> [SET TASK]: In the listing below, identify each line with the word "draws" and return those lines.

> [DATA]:

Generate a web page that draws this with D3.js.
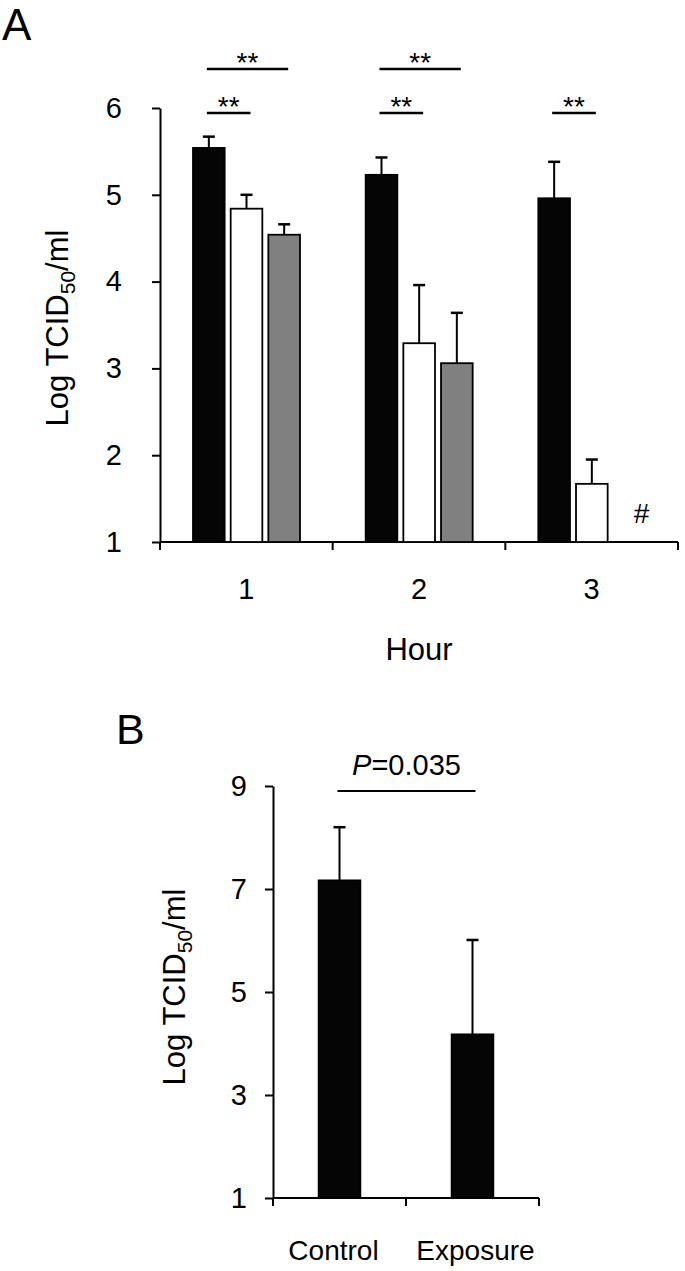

--

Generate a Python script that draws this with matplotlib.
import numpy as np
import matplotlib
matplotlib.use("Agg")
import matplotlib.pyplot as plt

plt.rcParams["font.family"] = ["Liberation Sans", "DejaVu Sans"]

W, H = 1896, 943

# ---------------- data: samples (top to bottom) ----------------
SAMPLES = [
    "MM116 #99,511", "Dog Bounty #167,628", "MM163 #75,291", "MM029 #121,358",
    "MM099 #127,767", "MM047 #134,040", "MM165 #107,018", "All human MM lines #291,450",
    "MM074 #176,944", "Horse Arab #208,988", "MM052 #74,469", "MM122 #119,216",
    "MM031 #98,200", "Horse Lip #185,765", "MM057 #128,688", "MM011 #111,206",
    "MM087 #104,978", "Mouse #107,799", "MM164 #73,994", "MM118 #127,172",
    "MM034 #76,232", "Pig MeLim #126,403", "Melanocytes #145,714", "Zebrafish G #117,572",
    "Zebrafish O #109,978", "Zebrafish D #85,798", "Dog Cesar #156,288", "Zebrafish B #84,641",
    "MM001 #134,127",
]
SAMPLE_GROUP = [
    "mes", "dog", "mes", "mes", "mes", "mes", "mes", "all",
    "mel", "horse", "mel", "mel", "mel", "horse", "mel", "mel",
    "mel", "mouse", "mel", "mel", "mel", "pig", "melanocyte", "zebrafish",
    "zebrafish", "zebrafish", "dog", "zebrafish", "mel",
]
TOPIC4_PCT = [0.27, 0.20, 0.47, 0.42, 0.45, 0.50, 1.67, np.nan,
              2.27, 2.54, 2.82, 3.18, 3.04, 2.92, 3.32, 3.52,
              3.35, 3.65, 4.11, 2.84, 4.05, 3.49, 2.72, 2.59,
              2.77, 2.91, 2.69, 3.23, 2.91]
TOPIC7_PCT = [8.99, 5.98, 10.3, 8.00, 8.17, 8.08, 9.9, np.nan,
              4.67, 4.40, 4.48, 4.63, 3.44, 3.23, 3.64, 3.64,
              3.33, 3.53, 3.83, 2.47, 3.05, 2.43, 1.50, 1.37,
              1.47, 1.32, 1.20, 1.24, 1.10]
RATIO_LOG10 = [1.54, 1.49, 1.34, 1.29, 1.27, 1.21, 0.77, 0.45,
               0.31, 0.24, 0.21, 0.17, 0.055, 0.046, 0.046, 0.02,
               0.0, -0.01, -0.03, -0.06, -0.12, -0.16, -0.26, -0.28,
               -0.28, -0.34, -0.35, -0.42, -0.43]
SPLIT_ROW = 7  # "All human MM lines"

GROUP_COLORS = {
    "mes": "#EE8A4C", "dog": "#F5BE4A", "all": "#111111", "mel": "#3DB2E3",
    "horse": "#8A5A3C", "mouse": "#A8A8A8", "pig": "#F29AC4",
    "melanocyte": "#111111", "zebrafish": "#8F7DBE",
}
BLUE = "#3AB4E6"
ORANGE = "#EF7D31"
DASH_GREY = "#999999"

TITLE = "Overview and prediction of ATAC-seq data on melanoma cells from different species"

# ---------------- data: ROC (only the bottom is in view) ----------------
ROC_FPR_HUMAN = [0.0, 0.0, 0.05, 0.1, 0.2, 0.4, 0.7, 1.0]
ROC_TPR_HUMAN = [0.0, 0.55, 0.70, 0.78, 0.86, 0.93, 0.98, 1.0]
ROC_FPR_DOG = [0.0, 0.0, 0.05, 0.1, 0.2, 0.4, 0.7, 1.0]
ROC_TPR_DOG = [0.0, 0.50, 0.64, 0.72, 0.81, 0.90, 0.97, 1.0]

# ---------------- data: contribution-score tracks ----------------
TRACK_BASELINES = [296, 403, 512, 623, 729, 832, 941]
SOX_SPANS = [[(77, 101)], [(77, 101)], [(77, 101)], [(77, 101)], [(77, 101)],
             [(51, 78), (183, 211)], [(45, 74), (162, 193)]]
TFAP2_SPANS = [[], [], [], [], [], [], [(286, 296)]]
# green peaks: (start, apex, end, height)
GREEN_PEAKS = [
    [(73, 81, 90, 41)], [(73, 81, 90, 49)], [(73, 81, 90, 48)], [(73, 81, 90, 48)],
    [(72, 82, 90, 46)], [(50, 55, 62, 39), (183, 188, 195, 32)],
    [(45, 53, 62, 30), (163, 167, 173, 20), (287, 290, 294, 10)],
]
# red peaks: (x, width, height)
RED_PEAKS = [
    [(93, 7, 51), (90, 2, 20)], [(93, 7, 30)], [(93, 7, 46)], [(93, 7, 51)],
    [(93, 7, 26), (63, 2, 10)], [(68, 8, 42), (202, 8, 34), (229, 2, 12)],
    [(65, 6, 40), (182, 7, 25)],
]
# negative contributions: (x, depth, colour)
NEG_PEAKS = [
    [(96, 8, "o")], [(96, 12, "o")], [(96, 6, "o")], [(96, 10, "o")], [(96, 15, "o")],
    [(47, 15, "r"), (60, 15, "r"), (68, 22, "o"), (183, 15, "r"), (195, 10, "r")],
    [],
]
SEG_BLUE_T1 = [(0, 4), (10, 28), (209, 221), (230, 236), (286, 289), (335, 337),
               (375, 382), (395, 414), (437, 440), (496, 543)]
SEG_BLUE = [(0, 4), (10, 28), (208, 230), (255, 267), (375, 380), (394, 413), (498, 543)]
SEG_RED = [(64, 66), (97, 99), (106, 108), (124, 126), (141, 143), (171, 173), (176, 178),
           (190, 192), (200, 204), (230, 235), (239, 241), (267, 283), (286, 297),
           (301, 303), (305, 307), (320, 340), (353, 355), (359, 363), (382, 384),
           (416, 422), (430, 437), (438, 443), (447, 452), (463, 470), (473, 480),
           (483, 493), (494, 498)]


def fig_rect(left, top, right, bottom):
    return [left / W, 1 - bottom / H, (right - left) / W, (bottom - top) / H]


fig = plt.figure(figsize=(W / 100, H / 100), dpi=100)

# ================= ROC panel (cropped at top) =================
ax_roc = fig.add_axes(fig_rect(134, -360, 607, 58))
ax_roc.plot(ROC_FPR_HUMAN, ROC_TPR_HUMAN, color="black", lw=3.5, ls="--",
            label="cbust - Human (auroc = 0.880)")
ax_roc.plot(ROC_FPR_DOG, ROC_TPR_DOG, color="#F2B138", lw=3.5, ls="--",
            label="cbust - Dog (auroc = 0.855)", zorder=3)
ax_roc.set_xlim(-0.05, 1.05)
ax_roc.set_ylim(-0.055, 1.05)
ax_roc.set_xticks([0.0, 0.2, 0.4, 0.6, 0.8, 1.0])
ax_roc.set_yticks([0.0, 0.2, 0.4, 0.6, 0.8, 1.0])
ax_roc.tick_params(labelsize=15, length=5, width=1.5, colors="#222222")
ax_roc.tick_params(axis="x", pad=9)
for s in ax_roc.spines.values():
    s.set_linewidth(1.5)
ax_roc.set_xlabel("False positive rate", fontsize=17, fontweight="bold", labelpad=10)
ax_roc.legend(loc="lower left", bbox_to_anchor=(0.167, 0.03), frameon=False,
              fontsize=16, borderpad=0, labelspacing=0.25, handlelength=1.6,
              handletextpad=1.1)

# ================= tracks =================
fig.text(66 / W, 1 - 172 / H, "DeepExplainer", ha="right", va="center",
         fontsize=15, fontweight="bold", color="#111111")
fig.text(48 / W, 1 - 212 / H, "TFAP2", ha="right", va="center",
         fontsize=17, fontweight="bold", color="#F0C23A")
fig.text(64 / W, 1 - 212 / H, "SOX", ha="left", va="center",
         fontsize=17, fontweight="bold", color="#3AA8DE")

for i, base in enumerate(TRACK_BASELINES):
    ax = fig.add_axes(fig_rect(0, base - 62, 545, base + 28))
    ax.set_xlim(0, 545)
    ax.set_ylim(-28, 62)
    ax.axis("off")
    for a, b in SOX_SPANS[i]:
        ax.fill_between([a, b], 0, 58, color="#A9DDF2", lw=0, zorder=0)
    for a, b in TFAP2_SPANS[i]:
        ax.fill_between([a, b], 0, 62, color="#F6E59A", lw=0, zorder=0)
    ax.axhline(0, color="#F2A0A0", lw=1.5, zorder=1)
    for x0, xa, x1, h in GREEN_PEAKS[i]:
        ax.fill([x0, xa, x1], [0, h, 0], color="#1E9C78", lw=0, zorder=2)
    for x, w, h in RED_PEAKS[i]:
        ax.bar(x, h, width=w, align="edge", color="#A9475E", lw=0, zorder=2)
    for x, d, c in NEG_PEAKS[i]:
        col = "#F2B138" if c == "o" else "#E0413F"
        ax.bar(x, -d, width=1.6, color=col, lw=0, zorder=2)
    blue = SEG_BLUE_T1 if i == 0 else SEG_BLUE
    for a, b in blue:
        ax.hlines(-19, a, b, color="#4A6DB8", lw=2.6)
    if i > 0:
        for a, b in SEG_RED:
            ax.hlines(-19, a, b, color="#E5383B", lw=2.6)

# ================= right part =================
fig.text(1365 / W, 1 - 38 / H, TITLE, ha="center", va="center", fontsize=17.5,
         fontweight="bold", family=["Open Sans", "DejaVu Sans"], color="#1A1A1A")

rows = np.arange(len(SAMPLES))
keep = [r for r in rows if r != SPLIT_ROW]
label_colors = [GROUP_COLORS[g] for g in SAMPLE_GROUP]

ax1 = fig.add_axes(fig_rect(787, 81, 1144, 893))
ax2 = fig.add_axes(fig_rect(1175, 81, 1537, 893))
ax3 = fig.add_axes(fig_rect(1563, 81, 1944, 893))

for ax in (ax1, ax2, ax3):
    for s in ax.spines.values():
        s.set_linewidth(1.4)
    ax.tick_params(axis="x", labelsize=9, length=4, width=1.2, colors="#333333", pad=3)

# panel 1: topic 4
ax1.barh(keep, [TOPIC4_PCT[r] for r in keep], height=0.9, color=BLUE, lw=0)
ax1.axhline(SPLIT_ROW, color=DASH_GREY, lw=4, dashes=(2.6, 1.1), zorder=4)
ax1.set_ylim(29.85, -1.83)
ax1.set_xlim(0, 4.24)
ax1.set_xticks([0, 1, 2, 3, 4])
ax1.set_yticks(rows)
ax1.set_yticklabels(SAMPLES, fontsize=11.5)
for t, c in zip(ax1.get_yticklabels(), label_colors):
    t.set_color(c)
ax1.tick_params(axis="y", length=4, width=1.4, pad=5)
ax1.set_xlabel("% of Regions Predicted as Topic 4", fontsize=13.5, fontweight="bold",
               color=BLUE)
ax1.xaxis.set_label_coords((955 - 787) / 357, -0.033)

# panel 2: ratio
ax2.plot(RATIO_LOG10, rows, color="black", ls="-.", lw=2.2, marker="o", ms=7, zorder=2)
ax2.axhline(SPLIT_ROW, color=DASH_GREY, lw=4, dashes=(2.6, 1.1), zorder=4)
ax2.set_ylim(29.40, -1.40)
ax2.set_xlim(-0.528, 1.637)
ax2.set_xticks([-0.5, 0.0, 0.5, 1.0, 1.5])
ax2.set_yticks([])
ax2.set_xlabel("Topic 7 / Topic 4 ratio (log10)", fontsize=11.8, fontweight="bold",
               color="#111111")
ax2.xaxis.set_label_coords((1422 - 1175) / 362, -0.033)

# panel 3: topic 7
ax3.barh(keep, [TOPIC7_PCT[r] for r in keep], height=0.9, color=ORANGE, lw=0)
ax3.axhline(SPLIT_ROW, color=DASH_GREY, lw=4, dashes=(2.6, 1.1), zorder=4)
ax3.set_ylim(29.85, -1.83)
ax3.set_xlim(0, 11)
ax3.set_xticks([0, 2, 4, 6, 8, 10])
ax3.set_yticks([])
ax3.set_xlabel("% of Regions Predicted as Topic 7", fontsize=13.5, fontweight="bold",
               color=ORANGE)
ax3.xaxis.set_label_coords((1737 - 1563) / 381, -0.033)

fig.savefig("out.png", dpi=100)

* * *

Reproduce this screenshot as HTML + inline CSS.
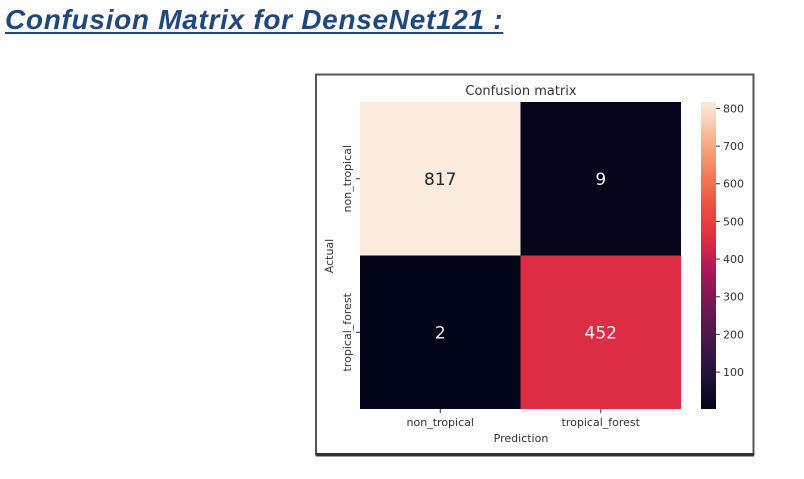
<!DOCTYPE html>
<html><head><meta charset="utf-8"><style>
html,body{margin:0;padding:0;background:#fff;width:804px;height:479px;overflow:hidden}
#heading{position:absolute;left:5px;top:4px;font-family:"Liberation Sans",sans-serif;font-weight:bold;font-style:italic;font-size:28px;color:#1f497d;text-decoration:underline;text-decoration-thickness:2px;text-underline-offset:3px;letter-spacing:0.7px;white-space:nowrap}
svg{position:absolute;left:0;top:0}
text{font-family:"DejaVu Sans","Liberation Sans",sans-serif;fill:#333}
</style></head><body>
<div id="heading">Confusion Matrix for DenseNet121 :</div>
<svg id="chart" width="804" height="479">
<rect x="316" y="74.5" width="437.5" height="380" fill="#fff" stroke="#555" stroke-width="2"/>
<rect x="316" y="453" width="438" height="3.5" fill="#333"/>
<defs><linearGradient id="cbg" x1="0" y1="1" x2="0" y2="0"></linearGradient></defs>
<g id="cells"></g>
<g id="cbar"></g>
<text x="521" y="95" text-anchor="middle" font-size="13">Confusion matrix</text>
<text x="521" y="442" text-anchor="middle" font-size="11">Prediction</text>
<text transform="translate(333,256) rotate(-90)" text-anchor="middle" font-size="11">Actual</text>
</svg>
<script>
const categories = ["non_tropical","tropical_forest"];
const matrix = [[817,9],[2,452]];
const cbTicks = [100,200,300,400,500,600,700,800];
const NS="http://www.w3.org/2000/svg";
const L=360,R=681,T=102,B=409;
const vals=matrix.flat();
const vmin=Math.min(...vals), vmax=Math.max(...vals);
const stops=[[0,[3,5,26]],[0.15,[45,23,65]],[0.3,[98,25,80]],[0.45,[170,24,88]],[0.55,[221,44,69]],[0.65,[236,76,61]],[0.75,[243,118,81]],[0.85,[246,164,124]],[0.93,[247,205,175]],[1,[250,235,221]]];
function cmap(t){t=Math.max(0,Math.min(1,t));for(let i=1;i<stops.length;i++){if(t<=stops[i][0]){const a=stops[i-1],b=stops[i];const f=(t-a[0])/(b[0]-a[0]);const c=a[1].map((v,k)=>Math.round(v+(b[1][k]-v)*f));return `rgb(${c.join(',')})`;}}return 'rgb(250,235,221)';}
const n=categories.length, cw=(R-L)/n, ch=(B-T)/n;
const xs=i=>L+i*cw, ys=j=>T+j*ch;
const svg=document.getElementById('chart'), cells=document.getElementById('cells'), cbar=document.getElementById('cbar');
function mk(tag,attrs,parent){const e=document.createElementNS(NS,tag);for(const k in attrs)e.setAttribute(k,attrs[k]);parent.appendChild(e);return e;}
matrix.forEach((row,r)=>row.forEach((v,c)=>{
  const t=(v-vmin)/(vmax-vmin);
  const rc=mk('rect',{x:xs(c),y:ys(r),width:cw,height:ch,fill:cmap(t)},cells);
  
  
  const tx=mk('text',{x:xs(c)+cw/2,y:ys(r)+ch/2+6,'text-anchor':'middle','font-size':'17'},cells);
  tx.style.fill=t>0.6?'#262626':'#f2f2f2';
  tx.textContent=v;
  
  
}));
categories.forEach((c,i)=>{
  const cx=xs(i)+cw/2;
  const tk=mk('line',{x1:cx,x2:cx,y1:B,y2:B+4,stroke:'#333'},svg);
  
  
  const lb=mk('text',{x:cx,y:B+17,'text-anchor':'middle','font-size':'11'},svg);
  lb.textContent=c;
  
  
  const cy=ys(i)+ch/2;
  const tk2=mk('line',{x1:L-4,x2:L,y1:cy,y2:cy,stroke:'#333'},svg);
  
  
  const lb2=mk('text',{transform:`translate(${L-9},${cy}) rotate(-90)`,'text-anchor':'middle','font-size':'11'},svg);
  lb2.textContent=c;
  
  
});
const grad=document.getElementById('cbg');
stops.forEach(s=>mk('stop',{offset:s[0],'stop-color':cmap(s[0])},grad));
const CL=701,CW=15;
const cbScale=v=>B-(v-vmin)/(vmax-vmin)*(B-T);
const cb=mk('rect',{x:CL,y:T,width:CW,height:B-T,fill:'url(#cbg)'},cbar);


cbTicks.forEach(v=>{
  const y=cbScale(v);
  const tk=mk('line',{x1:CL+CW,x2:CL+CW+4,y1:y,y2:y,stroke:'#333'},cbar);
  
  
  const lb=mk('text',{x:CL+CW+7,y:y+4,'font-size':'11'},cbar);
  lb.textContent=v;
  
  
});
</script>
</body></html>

> [ANSWER FOR THIS EXERCISE]:
Generate a web page that draws this with D3.js.
Generate a Python script that draws this with matplotlib.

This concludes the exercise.